In a 1961 New York Times Magazine story titled “Is Baby Kissing Really Necessary?,” Mr. Shears described the “bizarre affair” that is the American campaign process, complete with its “hand-pumping, blintz-eating, baby-kissing, [and] beauty-contest-judging.”

David Shears, a correspondent for the London Daily Telegraph. (Family Photo)

“Is all this clowning really necessary?” he wrote. “Must he judge hog contests to the point where he probably can hardly distinguish between Beauty and the Beast?”

In another Times story, he offered a riposte to a fellow British correspondent who highlighted shortcomings in America’s cultural and gastronomical offerings, especially blueberry pie that looked and tasted like “purple glue.”

Mr. Shears wrote that if the other reporter “has ever found a steak in Britain to compare with a rare melt-in-the-mouth American T-bone, at anything like the same price, I’ll eat my hat. Or since I haven’t got a hat, I’ll do my penance by eating an English sausage.”

David John Arthur Shears was born May 20, 1926, in London and raised in Cheltenham, England.
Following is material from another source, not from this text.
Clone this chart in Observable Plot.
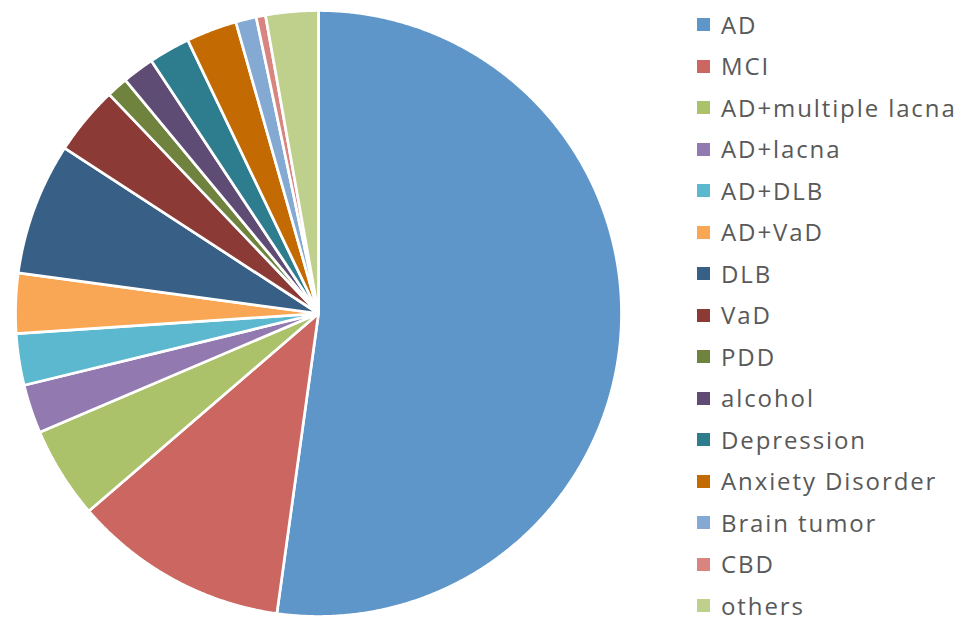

He served in the British navy during World War II and was a 1949 politics, philosophy and economics graduate of the University of Oxford in England.

He briefly worked as a reporter at the Bristol Evening Post before joining Reuters as a foreign correspondent in 1951. One of his first stories was about the assassination of Pakistan’s Prime Minister Liaquat Ali Khan in 1951.

Five years later, he was assigned to the news agency’s Washington bureau, where he worked until 1961, when he joined the Daily Telegraph.

After leaving Washington in 1965, Mr. Shears served as the Daily Telegraph’s bureau chief in Bonn. He chronicled many leading events of the Cold War and wrote a book, “The Ugly Frontier” (1970), about life on both sides of the Berlin Wall and the longer military and economic barrier dividing East and West Germany. He also reported on the 1972 massacre of Israeli athletes by the Palestinian terrorist organization Black September at the Munich Olympic Games.

In retirement, he wrote two books, “Ocracoke: Its History and People” (1989), about an island on the Outer Banks of North Carolina, and “Paddle America: A Guide to Trips and Outfitters in All 50 States” (1996) with his son.

Mr. Shears, a District resident, volunteered with the Potomac Appalachian Trail Club and the international exchange organization Youth for Understanding.

Survivors include his wife of 57 years, Ursula Hahn Shears of Washington; a son, Nicholas Shears of Arlington; and two grandsons.

In a 1988 letter to the editor published in The Washington Post, Mr. Shears expressed the frustrations of foreign correspondents in Washington who, while covering breaking news stories, were often grinding against early deadlines for overseas publications.

“You see a story in an American paper and start working the phones first thing in the morning, trying to check it out,” he wrote. “But just about everyone is ‘in a meeting,’ so you’re left waiting for call-backs. With the five- or six-hour time difference, you have to get those answers by noon, Washington time, to make deadline. Otherwise, you have three choices, all bad: ignore the story, quote the American media or simply plagiarize.”

“True,” he added, before invoking the Declaration of Independence, “the outside world doesn’t yield many votes in American elections. But whatever happened to ‘a decent respect to the opinions of mankind’?”